UltraSMR crossed 50% mix in near-line portfolio last quarter and is expected to increase. Top three customers fully adopted UltraSMR; another 2-3 are in adoption process. UltraSMR offers 20% capacity uplift over CMR and 10% over industry standard SMR, benefiting customer demand fulfillment and margins. As software-based solution, UltraSMR is accretive to gross margins. New JBOD launch expands UltraSMR reach beyond current targets.
Carl Ackerman · BNP Paribas
Given agentic AI demand expected to drive double-digit growth in conventional servers in 2026, can the company exceed its long-term low-20s exabyte growth cadence?

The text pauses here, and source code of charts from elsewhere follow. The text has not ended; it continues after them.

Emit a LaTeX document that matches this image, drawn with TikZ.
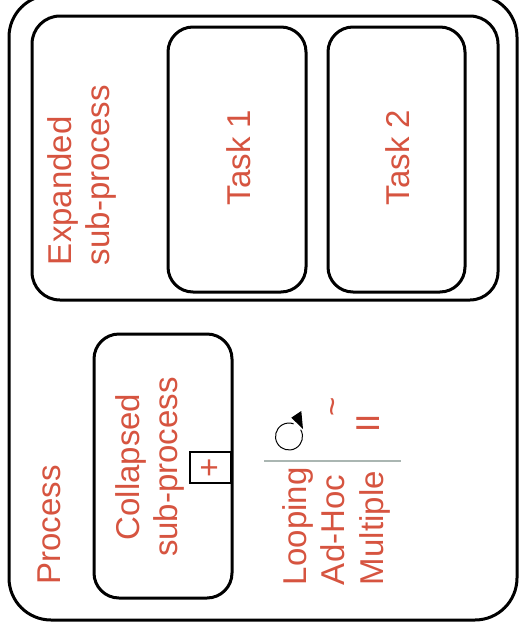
\documentclass[tikz,border=0pt]{standalone}
\usepackage{fontspec}
\setmainfont{Liberation Sans}
\usetikzlibrary{arrows.meta,positioning}
\definecolor{bpmnred}{RGB}{214,84,64}
\definecolor{sepgray}{RGB}{170,182,178}

\begin{document}
\begin{tikzpicture}
[x=1pt, y=-1pt,
% STYLES
every node/.style={inner sep=0pt, outer sep=0pt},
% The box style is used to draw the activities
box/.style={rectangle, draw, line width=3pt, rounded corners=25pt},
% The lbl style is used for the red rotated texts
lbl/.style={rotate=90, text=bpmnred, font=\fontsize{33}{38.5}\selectfont},
% The marker style is used for the small collapse box
marker/.style={rectangle, draw, line width=1.5pt, minimum width=41pt, minimum height=31pt}]

\useasboundingbox (0,0) rectangle (519,630);

% Draw activities
\node [box, rounded corners=42pt, minimum width=508pt, minimum height=625pt] (process) at (263,307.5) {};
\node [box, rounded corners=28pt, minimum width=466pt, minimum height=284pt] (expanded) at (265,158) {};
\node [box, minimum width=138pt, minimum height=265pt] (task1) at (237,159.5) {};
\node [box, minimum width=137pt, minimum height=265pt] (task2) at (396.5,159.5) {};
\node [box, minimum width=138pt, minimum height=264pt] (collapsed) at (163,466) {};
\node [marker] (plus) at (210.5,467.5) {};

%%%%%%%%%%%%%%%
% Texts

\node [lbl] (process-text) at (49.5,525) {Process};
\node [lbl, align=left, anchor=west] (expanded-text) at (82,265) {Expanded\\sub-process};
\node [lbl, xshift=2pt, yshift=-1.5pt] (task1-text) at (task1) {Task 1};
\node [lbl, xshift=2pt, yshift=-1.5pt] (task2-text) at (task2) {Task 2};
\node [lbl, align=center] (collapsed-text) at (150,467) {Collapsed\\sub-process};
\node [lbl] (plus-text) at (plus) {+};

% markers
\node [lbl, align=left, anchor=west] (markers-text) at (336,585) {Looping\\Ad-Hoc\\Multiple};
\node [lbl] (adhoc-mark) at (337,407) {\textasciitilde};
\node [lbl] (multi-mark) at (368,423) {II};

%%%%%%%%%%%%%%%

% loop marker and separator
\coordinate (loop) at (289,436.5);
\coordinate (sep-start) at (264,461);
\coordinate (sep-end) at (401,461);
\draw [line width=1pt] (loop) ++(-30:13.5) arc [start angle=-30, end angle=290, radius=13.5];
\fill (291.3,417.7) -- (301.3,411) -- (303,429) -- cycle;
\draw [sepgray, line width=1.5pt] (sep-start) -- (sep-end);

\end{tikzpicture}
\end{document}
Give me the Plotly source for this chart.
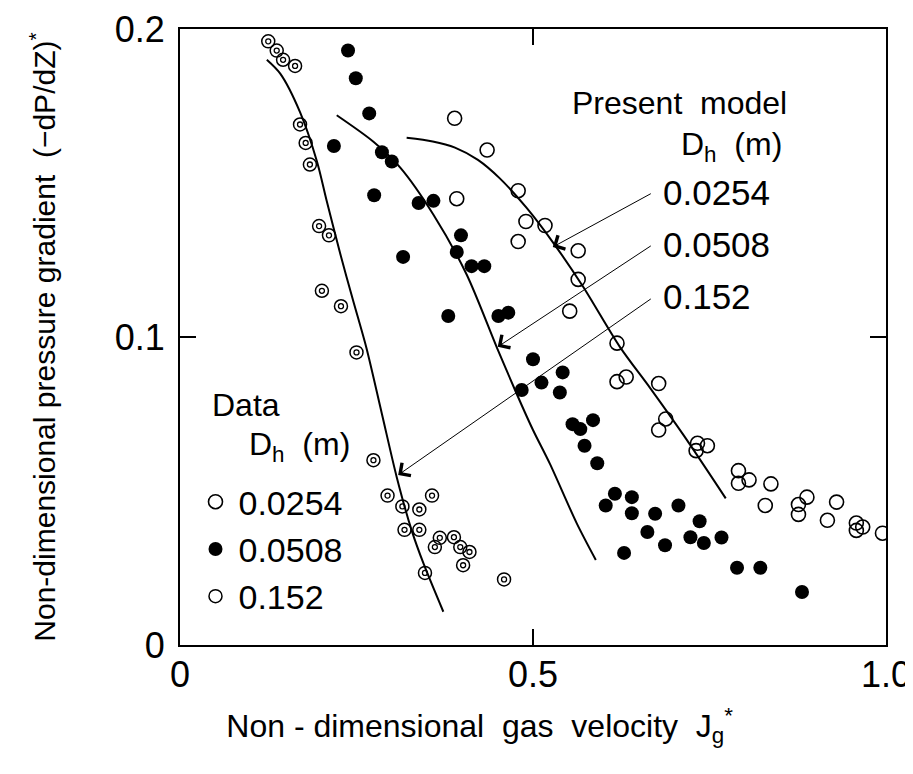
import plotly.graph_objects as go

# ---------------- data ----------------
# Data points, Dh = 0.0254 m (open circles)
jg_0254 = [0.389, 0.435, 0.479, 0.392, 0.490, 0.517, 0.479, 0.564, 0.564, 0.552, 0.619,
           0.619, 0.632, 0.678, 0.688, 0.678, 0.733, 0.747, 0.731, 0.791, 0.806, 0.791,
           0.837, 0.829, 0.888, 0.876, 0.876, 0.930, 0.917, 0.958, 0.967, 0.958, 0.995]
dp_0254 = [0.171, 0.1607, 0.1475, 0.1449, 0.1375, 0.1362, 0.131, 0.128, 0.1187, 0.1084, 0.098,
           0.0855, 0.087, 0.0849, 0.0734, 0.0698, 0.0655, 0.0647, 0.0631, 0.0566, 0.0536, 0.0525,
           0.0523, 0.0453, 0.048, 0.0456, 0.0424, 0.0464, 0.0405, 0.0396, 0.0383, 0.0372, 0.0363]

# Data points, Dh = 0.0508 m (filled circles)
jg_0508 = [0.238, 0.249, 0.268, 0.218, 0.286, 0.300, 0.275, 0.338, 0.359, 0.398, 0.392,
           0.413, 0.431, 0.316, 0.380, 0.451, 0.465, 0.500, 0.484, 0.512, 0.542, 0.538,
           0.556, 0.585, 0.567, 0.573, 0.591, 0.616, 0.603, 0.640, 0.640, 0.673, 0.706,
           0.662, 0.687, 0.629, 0.736, 0.723, 0.742, 0.767, 0.789, 0.822, 0.881]
dp_0508 = [0.193, 0.184, 0.1726, 0.162, 0.160, 0.157, 0.146, 0.1435, 0.1442, 0.133, 0.1276,
           0.123, 0.123, 0.126, 0.1068, 0.1068, 0.1079, 0.0928, 0.0828, 0.0852, 0.0885, 0.082,
           0.0717, 0.073, 0.0701, 0.0647, 0.059, 0.0491, 0.0453, 0.048, 0.0428, 0.0426, 0.0453,
           0.0367, 0.0324, 0.0299, 0.0402, 0.035, 0.0331, 0.0349, 0.0251, 0.0251, 0.0172]

# Data points, Dh = 0.152 m (double circles)
jg_152 = [0.125, 0.137, 0.146, 0.163, 0.170, 0.178, 0.184, 0.197, 0.211, 0.201, 0.228,
          0.250, 0.274, 0.294, 0.315, 0.339, 0.357, 0.318, 0.339, 0.368, 0.361, 0.388,
          0.397, 0.410, 0.401, 0.347, 0.459]
dp_152 = [0.196, 0.193, 0.190, 0.188, 0.169, 0.163, 0.156, 0.136, 0.133, 0.115, 0.110,
          0.095, 0.060, 0.0485, 0.045, 0.044, 0.0485, 0.0374, 0.0374, 0.0348, 0.0318, 0.035,
          0.0318, 0.0302, 0.0259, 0.0234, 0.0213]

# Present model curves
model_jg_0254 = [0.321, 0.358, 0.3895, 0.422, 0.453, 0.491, 0.529, 0.571, 0.623, 0.666, 0.713, 0.773]
model_dp_0254 = [0.1647, 0.1635, 0.1615, 0.1575, 0.1515, 0.1419, 0.1305, 0.1163, 0.0968, 0.0834, 0.0682, 0.0476]
model_jg_0508 = [0.222, 0.274, 0.312, 0.359, 0.406, 0.449, 0.477, 0.500, 0.524, 0.562, 0.589]
model_dp_0508 = [0.172, 0.1634, 0.155, 0.1397, 0.1203, 0.0965, 0.0815, 0.0698, 0.0588, 0.0395, 0.0276]
model_jg_152 = [0.123, 0.142, 0.170, 0.194, 0.208, 0.227, 0.245, 0.264, 0.286, 0.307, 0.328, 0.345, 0.373]
model_dp_152 = [0.190, 0.1855, 0.173, 0.157, 0.144, 0.127, 0.1120, 0.0965, 0.075, 0.0545, 0.0373, 0.0264, 0.0108]

x_tickvals = [0, 0.5, 1.0]
x_ticktext = ["0", "0.5", "1.0"]
y_tickvals = [0, 0.1, 0.2]
y_ticktext = ["0", "0.1", "0.2"]

model_labels = ["0.0254", "0.0508", "0.152"]
legend_labels = ["0.0254", "0.0508", "0.152"]

# ---------------- figure ----------------
FONT = "Liberation Sans, Arial, sans-serif"
BLACK = "black"

fig = go.Figure()

for xs, ys in [(model_jg_0254, model_dp_0254), (model_jg_0508, model_dp_0508), (model_jg_152, model_dp_152)]:
    fig.add_trace(go.Scatter(x=xs, y=ys, mode="lines",
                             line=dict(color=BLACK, width=2, shape="spline", smoothing=0.8),
                             showlegend=False, hoverinfo="skip"))

fig.add_trace(go.Scatter(x=jg_0254, y=dp_0254, mode="markers", name=legend_labels[0],
                         marker=dict(symbol="circle-open", size=14, color=BLACK, line=dict(width=1.6, color=BLACK))))
fig.add_trace(go.Scatter(x=jg_0508, y=dp_0508, mode="markers", name=legend_labels[1],
                         marker=dict(symbol="circle", size=14, color=BLACK)))
fig.add_trace(go.Scatter(x=jg_152, y=dp_152, mode="markers", name=legend_labels[2],
                         marker=dict(symbol="circle-open", size=13, color=BLACK, line=dict(width=1.5, color=BLACK))))
fig.add_trace(go.Scatter(x=jg_152, y=dp_152, mode="markers", showlegend=False, hoverinfo="skip",
                         marker=dict(symbol="circle-open", size=5, color=BLACK, line=dict(width=1.3, color=BLACK))))

annotations = []
annotations.append(dict(x=0.552, y=0.176, xref="x", yref="y", text="Present\u00a0\u00a0model",
                        showarrow=False, xanchor="left", yanchor="middle",
                        font=dict(family=FONT, size=32, color=BLACK)))
annotations.append(dict(x=0.707, y=0.162, xref="x", yref="y", text="D<sub>h</sub>\u00a0 (m)",
                        showarrow=False, xanchor="left", yanchor="middle",
                        font=dict(family=FONT, size=32, color=BLACK)))
label_y = [0.147, 0.130, 0.1133]
arrow_tail_y = [0.1468, 0.1299, 0.1127]
arrow_head = [(0.528, 0.1292), (0.450, 0.0968), (0.309, 0.0552)]
for lab, ly, ty, (hx, hy) in zip(model_labels, label_y, arrow_tail_y, arrow_head):
    annotations.append(dict(x=0.681, y=ly, xref="x", yref="y", text=lab, showarrow=False,
                            xanchor="left", yanchor="middle", font=dict(family=FONT, size=35, color=BLACK)))
    annotations.append(dict(x=hx, y=hy, ax=0.669, ay=ty, xref="x", yref="y", axref="x", ayref="y",
                            text="", showarrow=True, arrowhead=4, arrowsize=3, arrowwidth=1,
                            arrowcolor=BLACK, standoff=0, startstandoff=0))
# legend heading
annotations.append(dict(x=0.0425, y=0.0779, xref="x", yref="y", text="Data", showarrow=False,
                        xanchor="left", yanchor="middle", font=dict(family=FONT, size=32, color=BLACK)))
annotations.append(dict(x=0.095, y=0.0643, xref="x", yref="y", text="D<sub>h</sub>\u00a0 (m)",
                        showarrow=False, xanchor="left", yanchor="middle",
                        font=dict(family=FONT, size=32, color=BLACK)))

# the page body adds an 8 px margin, so the figure is 8 px smaller and shifted
fig.update_layout(
    width=905, height=766,
    margin=dict(l=172, r=27, t=21, b=129),
    paper_bgcolor="white", plot_bgcolor="white",
    font=dict(family=FONT, color=BLACK),
    annotations=annotations,
    showlegend=True,
    legend=dict(
        x=0.0177, y=0.279, xanchor="left", yanchor="top",
        bgcolor="rgba(0,0,0,0)", borderwidth=0,
        font=dict(family=FONT, size=34, color=BLACK),
        itemsizing="trace", tracegroupgap=0, itemwidth=36,
    ),
    xaxis=dict(
        range=[0, 1.0], tickvals=x_tickvals, ticktext=x_ticktext, automargin=False,
        showgrid=False, zeroline=False, showline=True, linecolor=BLACK, linewidth=2,
        mirror="ticks", ticks="inside", ticklen=16, tickwidth=1.5, tickcolor=BLACK,
        tickfont=dict(family=FONT, size=36, color=BLACK), ticklabelstandoff=-3,
        title=dict(text="Non\u00a0-\u00a0dimensional\u00a0\u00a0gas\u00a0\u00a0velocity\u00a0\u00a0J<sub>g</sub><sup>*</sup>"
                        + "<span style='color:rgba(0,0,0,0)'>" + "\u00a0" * 11 + ".</span>",
                   font=dict(family=FONT, size=32, color=BLACK), standoff=20),
    ),
    yaxis=dict(
        range=[0, 0.2], tickvals=y_tickvals, ticktext=y_ticktext, automargin=False,
        showgrid=False, zeroline=False, showline=True, linecolor=BLACK, linewidth=2,
        mirror="ticks", ticks="inside", ticklen=16, tickwidth=1.5, tickcolor=BLACK,
        tickfont=dict(family=FONT, size=36, color=BLACK), ticklabelstandoff=6,
        title=dict(text="Non-dimensional pressure gradient\u00a0\u00a0(\u2212dP/dZ)<sup>*</sup>",
                   font=dict(family=FONT, size=30, color=BLACK), standoff=50),
    ),
)

fig.write_html("out.html")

Management expects exabyte growth to continue at low 20s pace driven by inference workloads rather than training. Inference generates more data requiring storage; hyperscalers manage economics across storage tiers (SSD, HDD, tape). Hard drives well-positioned for inference storage due to superior economics. Customer conversations indicate inference will drive significant data storage requirements positively for HDDs.
Mike Cadiz · Citigroup
Can you provide color on yields and reliability of EPMR products, and implications for cost per bit declines, plus progress from Rochester test site and customer transitions?
EPMR yields in low 90s percentage range with strong customer feedback on reliability/quality evidenced by 3.5M+ flagship units shipped last quarter. Cost declines driven by yield improvements and UltraSMR mix increases within new products. Rochester test and integration lab critical for smooth, quick qualification of new products. Hammer qualification pulled forward to H1 2026; started this month with one customer. Next-generation EPMR qualification also underway. Innovation Day (Feb 3) will showcase updated roadmaps.
Answers to last quarter's watch list
What to watch into next quarter
Whether Q3 revenue lands above the $3.3B high end. The pattern of beating the top of the range by ~$15–20M holds across the last three prints; the $3.3B threshold becomes a soft floor for what counts as a beat.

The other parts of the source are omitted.